Weighing Possible Benefits

Other experts had mixed reactions.

Experiments can teach financial aid experts what works and what possibilities exist for further work, research and investment, said Alison Griffin, senior vice president and head of the higher education practice at Whiteboard Advisors.

“The department’s recent announcement of an experimental site which will allow education providers to maximize investments on behalf of student aid may further illuminate how an institutional financial commitment has the potential to be transformative in how students can finance their postsecondary education,” she said via email.

Griffin said it remains to be seen how the results of this experiment could inform the growing interest in income-share agreements.

“Right now, the most important work that Congress and the administration could do on behalf of the ISA space is to ensure consumers are protected by establishing a legal and regulatory framework,” she said.

Beth Akers is a senior fellow at the Manhattan Institute who has written about ISAs.
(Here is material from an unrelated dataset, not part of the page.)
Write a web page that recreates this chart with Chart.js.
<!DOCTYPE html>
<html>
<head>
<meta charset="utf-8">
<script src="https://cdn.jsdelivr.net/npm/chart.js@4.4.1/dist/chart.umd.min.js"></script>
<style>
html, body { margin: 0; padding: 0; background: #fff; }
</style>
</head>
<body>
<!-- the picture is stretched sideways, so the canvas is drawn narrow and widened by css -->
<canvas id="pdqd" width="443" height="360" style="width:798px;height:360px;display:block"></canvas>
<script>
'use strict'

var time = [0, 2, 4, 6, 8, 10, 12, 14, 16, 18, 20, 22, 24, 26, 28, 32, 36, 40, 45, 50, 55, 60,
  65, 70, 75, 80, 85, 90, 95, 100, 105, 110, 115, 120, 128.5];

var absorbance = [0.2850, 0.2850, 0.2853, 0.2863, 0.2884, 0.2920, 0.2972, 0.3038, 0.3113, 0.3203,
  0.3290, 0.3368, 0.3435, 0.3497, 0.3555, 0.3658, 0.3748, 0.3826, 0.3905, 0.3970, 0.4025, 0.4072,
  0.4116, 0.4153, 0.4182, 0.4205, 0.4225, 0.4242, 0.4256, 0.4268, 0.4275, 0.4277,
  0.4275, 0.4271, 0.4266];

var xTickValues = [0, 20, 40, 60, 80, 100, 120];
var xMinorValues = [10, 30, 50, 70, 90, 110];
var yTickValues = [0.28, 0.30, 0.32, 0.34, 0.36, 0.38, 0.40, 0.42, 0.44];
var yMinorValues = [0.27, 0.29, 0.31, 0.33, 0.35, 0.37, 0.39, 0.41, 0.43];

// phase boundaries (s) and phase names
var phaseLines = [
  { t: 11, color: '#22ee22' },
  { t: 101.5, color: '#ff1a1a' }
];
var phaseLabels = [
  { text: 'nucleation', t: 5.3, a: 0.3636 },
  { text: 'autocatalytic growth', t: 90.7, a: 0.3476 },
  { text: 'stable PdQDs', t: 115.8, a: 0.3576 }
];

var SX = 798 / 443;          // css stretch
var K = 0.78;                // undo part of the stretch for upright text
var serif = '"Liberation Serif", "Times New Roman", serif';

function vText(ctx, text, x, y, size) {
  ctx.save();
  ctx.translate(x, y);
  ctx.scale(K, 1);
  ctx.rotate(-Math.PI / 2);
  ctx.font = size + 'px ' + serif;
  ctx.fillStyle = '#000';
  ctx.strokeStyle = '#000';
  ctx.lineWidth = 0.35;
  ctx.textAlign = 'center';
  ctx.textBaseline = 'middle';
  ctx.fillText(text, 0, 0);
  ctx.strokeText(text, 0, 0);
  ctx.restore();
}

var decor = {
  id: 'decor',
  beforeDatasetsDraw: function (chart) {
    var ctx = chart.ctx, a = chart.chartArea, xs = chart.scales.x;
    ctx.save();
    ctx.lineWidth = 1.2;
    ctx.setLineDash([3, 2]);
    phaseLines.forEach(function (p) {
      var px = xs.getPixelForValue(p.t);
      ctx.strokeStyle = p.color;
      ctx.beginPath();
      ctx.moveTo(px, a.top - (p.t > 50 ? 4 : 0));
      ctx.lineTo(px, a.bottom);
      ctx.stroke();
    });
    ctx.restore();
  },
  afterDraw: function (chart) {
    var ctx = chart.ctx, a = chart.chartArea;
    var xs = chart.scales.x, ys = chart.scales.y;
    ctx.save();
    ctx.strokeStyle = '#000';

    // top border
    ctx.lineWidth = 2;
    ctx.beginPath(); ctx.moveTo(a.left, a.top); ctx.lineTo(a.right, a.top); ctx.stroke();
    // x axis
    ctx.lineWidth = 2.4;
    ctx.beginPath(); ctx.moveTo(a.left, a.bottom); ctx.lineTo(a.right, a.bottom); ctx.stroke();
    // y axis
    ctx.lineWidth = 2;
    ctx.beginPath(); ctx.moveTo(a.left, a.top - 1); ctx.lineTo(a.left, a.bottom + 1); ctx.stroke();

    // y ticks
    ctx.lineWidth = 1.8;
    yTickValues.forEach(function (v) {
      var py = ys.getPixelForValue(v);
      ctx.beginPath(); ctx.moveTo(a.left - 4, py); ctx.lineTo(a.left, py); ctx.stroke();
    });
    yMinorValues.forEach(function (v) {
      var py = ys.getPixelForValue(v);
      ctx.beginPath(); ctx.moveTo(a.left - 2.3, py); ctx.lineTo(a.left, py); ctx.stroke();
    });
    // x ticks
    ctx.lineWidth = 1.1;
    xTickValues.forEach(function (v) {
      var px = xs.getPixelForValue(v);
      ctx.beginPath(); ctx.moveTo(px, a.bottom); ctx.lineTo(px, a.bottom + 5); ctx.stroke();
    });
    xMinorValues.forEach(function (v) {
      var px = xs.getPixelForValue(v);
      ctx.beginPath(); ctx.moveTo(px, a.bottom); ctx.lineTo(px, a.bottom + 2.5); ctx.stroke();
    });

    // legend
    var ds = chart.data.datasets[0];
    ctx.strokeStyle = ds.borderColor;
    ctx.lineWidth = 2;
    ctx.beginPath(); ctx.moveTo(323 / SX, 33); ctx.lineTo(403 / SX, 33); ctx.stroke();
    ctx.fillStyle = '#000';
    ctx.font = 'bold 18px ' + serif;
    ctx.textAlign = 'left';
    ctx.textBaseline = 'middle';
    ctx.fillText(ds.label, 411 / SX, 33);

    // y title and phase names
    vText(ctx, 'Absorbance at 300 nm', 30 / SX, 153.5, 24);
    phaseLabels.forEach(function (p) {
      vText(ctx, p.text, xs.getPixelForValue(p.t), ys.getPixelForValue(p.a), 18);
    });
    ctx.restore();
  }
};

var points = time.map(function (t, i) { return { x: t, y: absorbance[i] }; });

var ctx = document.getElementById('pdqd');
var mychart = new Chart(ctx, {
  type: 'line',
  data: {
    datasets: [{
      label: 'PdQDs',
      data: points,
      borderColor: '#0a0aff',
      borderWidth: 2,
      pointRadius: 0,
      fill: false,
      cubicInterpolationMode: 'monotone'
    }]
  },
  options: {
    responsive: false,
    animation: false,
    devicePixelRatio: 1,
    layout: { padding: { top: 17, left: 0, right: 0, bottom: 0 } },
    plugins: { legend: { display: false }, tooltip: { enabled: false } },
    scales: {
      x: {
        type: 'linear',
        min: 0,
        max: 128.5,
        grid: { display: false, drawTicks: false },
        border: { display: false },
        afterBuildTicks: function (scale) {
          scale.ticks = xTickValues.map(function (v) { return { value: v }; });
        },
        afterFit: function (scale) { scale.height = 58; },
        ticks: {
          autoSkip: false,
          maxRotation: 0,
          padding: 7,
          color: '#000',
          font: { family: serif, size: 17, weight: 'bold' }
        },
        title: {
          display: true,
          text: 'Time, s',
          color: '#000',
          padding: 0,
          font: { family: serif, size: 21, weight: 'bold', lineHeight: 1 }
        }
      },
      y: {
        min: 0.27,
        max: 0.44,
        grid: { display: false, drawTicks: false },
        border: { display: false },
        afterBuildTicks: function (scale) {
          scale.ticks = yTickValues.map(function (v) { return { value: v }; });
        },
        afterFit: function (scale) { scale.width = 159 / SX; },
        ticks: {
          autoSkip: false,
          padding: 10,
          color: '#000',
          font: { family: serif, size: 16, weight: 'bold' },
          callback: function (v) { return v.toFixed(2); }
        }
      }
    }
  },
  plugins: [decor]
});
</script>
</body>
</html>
She said she has mixed feelings about the experiment.

While she is optimistic about ISAs being able to help solve perpetual challenges in higher education like tuition inflation, financial risk and asymmetry of information, Akers is concerned about the structure of the designed intervention.
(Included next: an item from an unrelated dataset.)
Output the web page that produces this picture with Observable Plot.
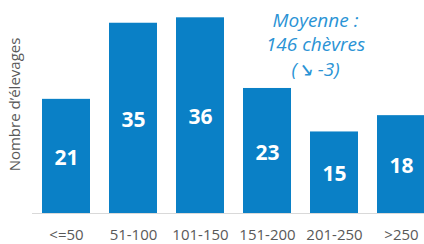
<!DOCTYPE html>
<html>
<head>
<meta charset="utf-8">
<script src="https://cdn.jsdelivr.net/npm/d3@7"></script>
<script src="https://cdn.jsdelivr.net/npm/@observablehq/plot@0.6"></script>
<style>
  html, body { margin: 0; padding: 0; background: #fff; }
  #chart svg { overflow: hidden; }
</style>
</head>
<body>
<div id="chart"></div>
<script>
const categories = ["<=50", "51-100", "101-150", "151-200", "201-250", ">250"];
const values = [21, 35, 36, 23, 15, 18];
const yLabel = "Nombre d\u2019élevages";
const noteLines = ["Moyenne :", "146 chèvres", "(\u2198 -3)"];
const noteCategory = "201-250";
const noteValue = 38.5;

const data = categories.map((c, i) => ({cat: c, value: values[i]}));
const font = "'Open Sans', sans-serif";
const barColor = "#0a80c6";

const chart = Plot.plot({
  width: 424,
  height: 244,
  marginLeft: 32,
  marginRight: -11,
  marginTop: 1,
  marginBottom: 31,
  style: {fontFamily: font, background: "#fff"},
  x: {domain: categories, paddingInner: 0.285, paddingOuter: 0.134, align: 0.5, axis: null},
  y: {domain: [0, 39], axis: null},
  marks: [
    Plot.barY(data, {x: "cat", y: "value", fill: barColor}),
    Plot.ruleY([0], {stroke: "#d9d9d9", strokeWidth: 1}),
    Plot.text(data, {x: "cat", y: d => d.value / 2, text: d => String(d.value), fill: "#fff", fontSize: 21, fontWeight: "bold", dy: 2}),
    Plot.text(data, {x: "cat", y: 0, text: "cat", fill: "#595959", fontSize: 15, dy: 22}),
    Plot.text([yLabel], {frameAnchor: "left", textAnchor: "middle", text: d => d, rotate: -90, dx: -17, dy: -3, fill: "#595959", fontSize: 15}),
    Plot.text([noteLines.join("\n")], {x: () => noteCategory, y: () => noteValue, text: d => d, fill: "#2a93d5", fontSize: 19, fontStyle: "italic", lineHeight: 1.27, lineAnchor: "top", dx: -19, dy: 6})
  ]
});
document.getElementById("chart").appendChild(chart);
</script>
</body>
</html>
“I’d prefer to see the administration work to incorporate some of the advantages of income-share agreements into the existing loan program to make it more effective,” she said in an email. “For example, collecting repayment for student loans through an income-based plan borrows from the principles of income-share agreements. Shifting to a system that collects repayment that way and doesn’t require borrowers to enroll in confusing repayment plans would be an effective way to introduce innovation into federal lending without adding more complexity.”

In addition, Akers said she was concerned about the department’s ability to effectively oversee the experiment.

“Poor implementation could leave students worse off than they would have been otherwise,” she said.